Tolerance is a pretty word we like to use. But in real life, it takes courage, humility and commitment to live by it. Whether the topic is homophobia, gender equality or religious intolerance, Levenson certainly is not the first person whose public actions have fallen short of their private hearts.
But Levenson’s brand of public hypocrisy is not just morally corrupt, it is bad for business. And the NBA is big business. Thanks to strong leaders like NBA Commissioner Adam Silver and his predecessor David Stern, who have implemented tough love but racial compassion, the league has not only preached but mostly practiced racial tolerance. It’s a smart strategy because without African-American fans, and the talented men who play the game, there is no league. And today, the best companies are looking for a way to diversify and grow their customer base.
I say good riddance to Levenson and other NBA owners like him, of which I think there are few. And kudos to Silver and others who are working to root out racist owners.
“As Mr. Levenson acknowledged, the views he expressed are entirely unacceptable and are in stark contrast to the core principles of the National Basketball Association,” Silver said in a statement Sunday.
Call me overly optimistic, but I believe that most NBA owners are decent people.
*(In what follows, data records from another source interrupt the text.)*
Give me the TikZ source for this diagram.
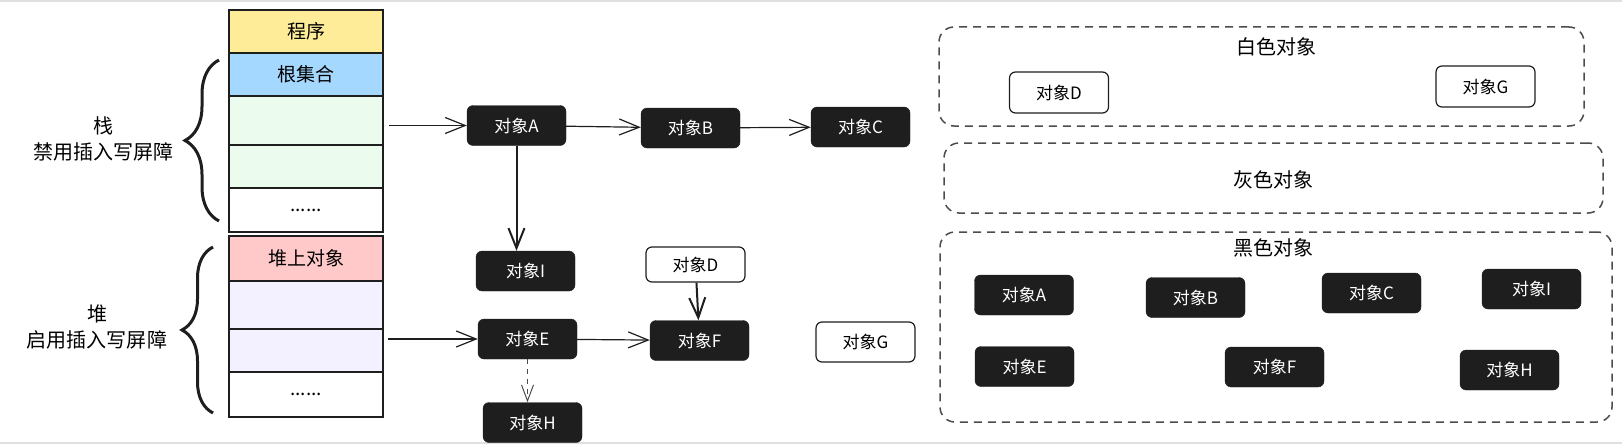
\documentclass[tikz,border=0pt]{standalone}
\usepackage{fontspec}
\setmainfont{Noto Sans CJK SC}
\usetikzlibrary{arrows.meta,decorations.pathreplacing}

\definecolor{progyellow}{HTML}{FFEC99}
\definecolor{rootblue}{HTML}{A5D8FF}
\definecolor{stackgreen}{HTML}{EBFBEE}
\definecolor{heappink}{HTML}{FFC9C9}
\definecolor{heappurple}{HTML}{F3F0FF}
\definecolor{inkblack}{HTML}{1E1E1E}

\tikzset{
    cell/.style={draw=inkblack, line width=2pt, minimum width=154, inner sep=0pt,
        font=\fontsize{19}{22}\selectfont},
    objblack/.style={fill=inkblack, draw=inkblack, text=white, rounded corners=6pt,
        minimum width=99, minimum height=40, inner sep=0pt, font=\fontsize{17}{20}\selectfont},
    objwhite/.style={fill=white, draw=inkblack, line width=1.2pt, rounded corners=6pt,
        minimum width=99, minimum height=40, inner sep=0pt, font=\fontsize{17}{20}\selectfont},
    group/.style={draw=black!70, line width=1.5pt, dash pattern=on 8pt off 6pt,
        rounded corners=15pt, inner sep=0pt},
    title/.style={font=\fontsize{20}{26}\selectfont, align=center},
    arr/.style={-{Straight Barb[length=20pt,width=16pt]}, line width=1.2pt, draw=inkblack},
    thickarr/.style={-{Straight Barb[length=20pt,width=16pt]}, line width=2pt, draw=inkblack},
    dasharr/.style={-{Straight Barb[length=16pt,width=12pt]}, line width=1pt, draw=black!70,
        dash pattern=on 5pt off 5pt},
    bracket/.style={decorate, line width=3pt, draw=inkblack}
}

\begin{document}
\begin{tikzpicture}[x=1pt, y=-1pt]
    \useasboundingbox (0,0) rectangle (1622,444);
    \draw[black!12, line width=2pt] (0,1) -- (1622,1);
    \draw[black!12, line width=2pt] (0,443) -- (1622,443);

    %Stack column
    \node[cell, fill=progyellow, minimum height=43] (prog) at (306,31.5) {程序};
    \node[cell, fill=rootblue, minimum height=43] (root) at (306,74.5) {根集合};
    \node[cell, fill=stackgreen, minimum height=49] (stk1) at (306,120.5) {};
    \node[cell, fill=stackgreen, minimum height=43] (stk2) at (306,166.5) {};
    \node[cell, fill=white, minimum height=44] (stkdots) at (306,210) {......};

    %Heap column
    \node[cell, fill=heappink, minimum height=45] (heaptop) at (306,258.5) {堆上对象};
    \node[cell, fill=heappurple, minimum height=48] (hp1) at (306,305) {};
    \node[cell, fill=heappurple, minimum height=43] (hp2) at (306,350.5) {};
    \node[cell, fill=white, minimum height=45] (hpdots) at (306,394.5) {......};

    %Braces and labels
    \draw[bracket, decoration={brace, amplitude=34pt}] (219,221) -- (219,60);
    \draw[bracket, decoration={brace, amplitude=31pt}] (213,413) -- (213,247);
    \node[title] (stacklbl) at (103,139) {栈\\禁用插入写屏障};
    \node[title] (heaplbl) at (97,327) {堆\\启用插入写屏障};

    %Reference graph
    \node[objblack] (objA) at (516.5,125.5) {对象A};
    \node[objblack] (objB) at (690.5,128) {对象B};
    \node[objblack] (objC) at (860.5,127) {对象C};
    \node[objblack] (objI) at (525.5,271) {对象I};
    \node[objwhite, minimum height=35] (objD) at (695.5,264.5) {对象D};
    \node[objblack] (objE) at (527.5,339) {对象E};
    \node[objblack] (objF) at (699.5,340.5) {对象F};
    \node[objblack] (objH) at (532.5,422.5) {对象H};
    \node[objwhite] (objG) at (865.5,342) {对象G};

    \draw[arr, shorten <=5pt] (stk1.east |- objA) -- (objA);
    \draw[arr] (objA) -- (objB);
    \draw[arr] (objB) -- (objC);
    \draw[thickarr] (objA) -- (objA |- objI.north);
    \draw[arr, shorten <=4pt] (hp2.east |- objE) -- (objE);
    \draw[arr] (objE) -- (objF);
    \draw[thickarr] (objD) -- (objF);
    \draw[dasharr] (objE) -- (objE |- objH.north);

    %White objects
    \node[group, minimum width=645, minimum height=99] (whitegrp) at (1261.5,76.5) {};
    \node[title] (whitettl) at (1276,47) {白色对象};
    \node[objwhite, minimum height=41] (wD) at (1059,92.5) {对象D};
    \node[objwhite, minimum height=41] (wG) at (1485.5,86.5) {对象G};

    %Grey objects
    \node[group, minimum width=659, minimum height=70] (greygrp) at (1273.5,178) {};
    \node[title] (greyttl) at (1273,180) {灰色对象};

    %Black objects
    \node[group, minimum width=672, minimum height=190] (blackgrp) at (1276,327) {};
    \node[title] (blackttl) at (1273,248) {黑色对象};
    \node[objblack] (bA) at (1024,295) {对象A};
    \node[objblack] (bB) at (1195.5,297.5) {对象B};
    \node[objblack] (bC) at (1371.5,293) {对象C};
    \node[objblack] (bI) at (1531.5,289) {对象I};
    \node[objblack] (bE) at (1024.5,366.5) {对象E};
    \node[objblack] (bF) at (1274.5,367) {对象F};
    \node[objblack] (bH) at (1509.5,370) {对象H};
\end{tikzpicture}
\end{document}
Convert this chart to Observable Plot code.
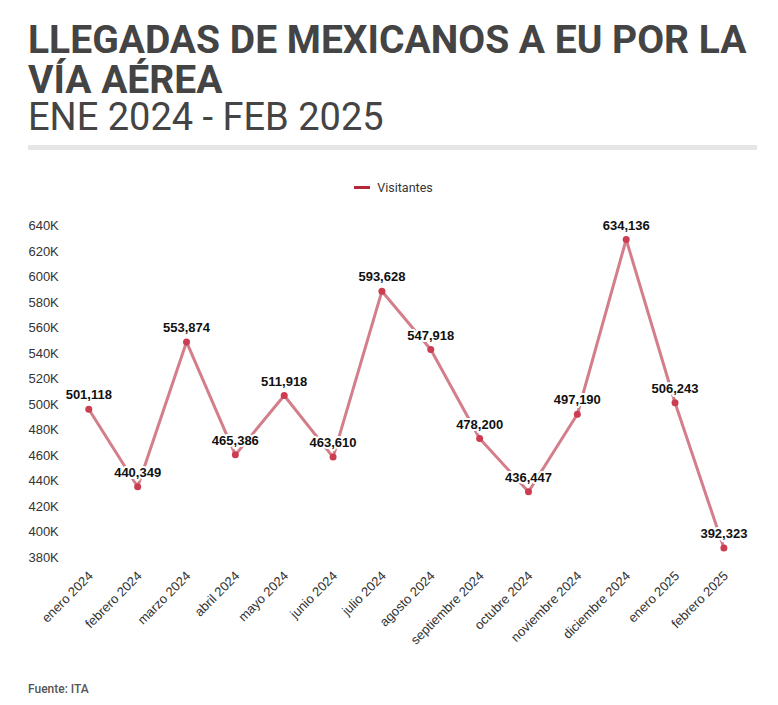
<!DOCTYPE html>
<html>
<head>
<meta charset="utf-8">
<script src="https://cdn.jsdelivr.net/npm/d3@7"></script>
<script src="https://cdn.jsdelivr.net/npm/@observablehq/plot@0.6"></script>
<style>
  body { margin: 0; background: #fff; font-family: Roboto, sans-serif; }
  #page { width: 778px; }
  header { padding: 19.5px 0 0 28px; color: #444; }
  .title { height: 40px; font: 700 39px/40px Roboto, sans-serif; white-space: nowrap; }
  .subtitle { height: 35px; font: 400 38px/35px Roboto, sans-serif; white-space: nowrap; }
  .rule { margin: 10.5px 0 0 28px; width: 729px; height: 5px; background: #e6e6e6; }
  .legend { margin-top: 28px; height: 18px; padding-left: 9px; display: flex; justify-content: center; align-items: center; font: 12.5px Roboto, sans-serif; color: #333; }
  .swatch { width: 16px; height: 3px; background: #b5283c; margin-right: 7px; }
  #chart svg { display: block; }
  footer { margin-top: 15px; padding-left: 28px; font: 500 12px/16px Roboto, sans-serif; color: #555; }
</style>
</head>
<body>
<div id="page">
  <header>
    <div class="title">LLEGADAS DE MEXICANOS A EU POR LA</div>
    <div class="title">VÍA AÉREA</div>
    <div class="subtitle">ENE 2024 - FEB 2025</div>
  </header>
  <div class="rule"></div>
  <div class="legend"><span class="swatch"></span><span>Visitantes</span></div>
  <div id="chart"></div>
  <footer>Fuente: ITA</footer>
</div>
<script>
// Monthly arrivals of Mexican visitors to the US by air
const months = [
  "enero 2024", "febrero 2024", "marzo 2024", "abril 2024", "mayo 2024",
  "junio 2024", "julio 2024", "agosto 2024", "septiembre 2024", "octubre 2024",
  "noviembre 2024", "diciembre 2024", "enero 2025", "febrero 2025"
];
const visitantes = [
  501118, 440349, 553874, 465386, 511918, 463610, 593628,
  547918, 478200, 436447, 497190, 634136, 506243, 392323
];
const yTicks = [
  380000, 400000, 420000, 440000, 460000, 480000, 500000,
  520000, 540000, 560000, 580000, 600000, 620000, 640000
];

const data = months.map((mes, i) => ({ mes, valor: visitantes[i] }));
const fmt = d3.format(",");

const chart = Plot.plot({
  width: 778,
  height: 470,
  marginLeft: 88.3,
  marginRight: 54.6,
  marginTop: 35.5,
  marginBottom: 102.7,
  style: { fontFamily: "'Liberation Sans', Arial, sans-serif", fontSize: "13px", color: "#333", background: "#fff" },
  x: { type: "point", domain: months, padding: 0, round: false },
  y: { domain: [380000, 640000] },
  marks: [
    Plot.axisY(yTicks, {
      tickSize: 0, tickPadding: 30, dy: -6,
      tickFormat: d => d / 1000 + "K", fill: "#333", label: null
    }),
    Plot.axisX({ tickSize: 0, tickPadding: 10, dx: 2, tickRotate: -45, fill: "#333", label: null }),
    Plot.line(data, { x: "mes", y: "valor", stroke: "#b5283c", strokeOpacity: 0.6, strokeWidth: 3 }),
    Plot.dot(data, { x: "mes", y: "valor", r: 3.5, fill: "#cc3d51", stroke: null }),
    Plot.text(data, {
      x: "mes", y: "valor", text: d => fmt(d.valor), dy: -14,
      fontWeight: "bold", fontSize: 13, fill: "#111", stroke: "#fff", strokeWidth: 4
    })
  ]
});
document.getElementById("chart").appendChild(chart);
</script>
</body>
</html>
And more important, they are shrewd businessmen who understand that in today’s global economy, a company that doesn’t not have the cultural intelligence to build a diverse customer base will fail.
In 1903, W.E.B. DuBois poignantly wrote in “The Souls of Black Folk,” “for the problem of the Twentieth Century is the problem of the color-line.” And today, as America’s face shifts from white to shades of brown, it remains to be seen whether we will ever stop stumbling over that line, fearing the line, hating that line, so we can finally stand together as one strong nation.